Friday, October 14, 2016

Will the Fed Raise Rates in December?

Once the election is over, the Fed will decide what to do about these unprecedented low interest rates. Many analysts are suggesting a rate increase is eminent. This is a concern for many people. If they do raise the Fed rate it will have a negative impact on the mortgages but not horribly so. The Fed is smart enough to know that small incremental increases are the only way to 'safely' raise rates. That said if they are going to raise the rates, is it not wise for those thinking about a refinance or a home purchase to act now, rather than later?

Our market is still seeing a price appreciation. It is not a rapid appreciation like we saw last year and into this spring, but it is rolling along at a sustainably healthy 4-6% annually. So people lallygagging around in the housing market will see the price of homes rise by about 1/2 percent monthly and could see an average mortgage rate  increase of 1/4 to 1/2 percent by the end of the year if the Fed raises rates.

Paying more for a house and more interest is not a good combination. Those thinking about a home purchase should strongly consider making their move now. Even if the Fed sits on rates, the monthly price appreciation marches on. The difference of 0.5% seems minor, but that is $1500 on a $300,000 home every month! A quarter point to interest rates will add thousands over the life of the loan. Why not act sooner, rather than later?
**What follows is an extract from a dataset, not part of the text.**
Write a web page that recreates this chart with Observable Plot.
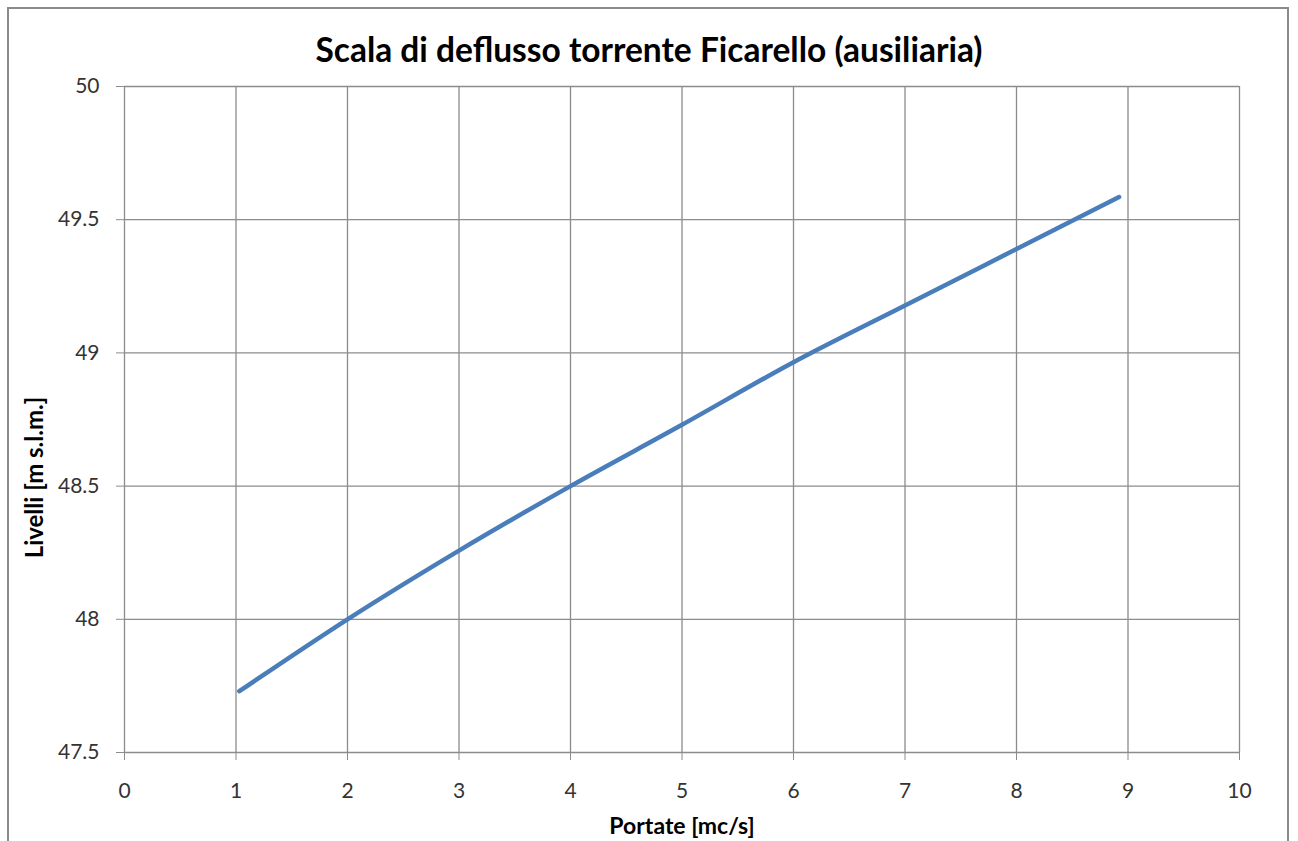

Those who are not able to buy now but may be working toward that goal, worry not, rates could go up by two FULL percentage points and still be lower than the 50 year average. It isn't the end of the line if the Fed creeps the rate up a little. In fact it is long overdue. If however a buyer is sitting out there waiting and they are capable of buying now, the waiting serves no real purpose. Below is an excerpt from a past blog post that draws from references I made in my 2010 Book, Don't Panic.

"Many buyers qualified to buy a home a few years ago, but they allowed market fear to get in the way and they hesitated. Now the market has passed them by. When considering an owner occupied property, the time to buy is nearly always now. Yes exceptions are true, buying in late 2007 was not ideal, but one always needs a place to live and even those who bought at the peak before the great crash, still had a home to live in and those folks are now seeing all their equity return. While the home was financially "underwater" it still served its purpose as a shelter. In the grand scheme of things the only bad thing about the value decline was that it limited the ability to sell.

Too many people put too much into the "investment angle" of the home they buy to live in. Yes, we always want to make a sound investment. But unless you are renting out every extra inch of that house, you are not maximizing your investment. I did not buy the house I live in as an investment, I bought it to provide shelter for my family and to use it for my own needs. Its value is not important until I decide to sell it or leverage it. As a real estate professional I do tend to look at the investment side of buying a house even when I intend to live in it, but I never let the investment potential or lack there of, be the overriding factor in the purchase. The primary concern is its use value. Investment potential is supplemental at best."

Home ownership is an important part of our American economic system and both political parties seem to get that. It is one of the few issues in which we have a non-partisan consensus. If you are able the time to act is now.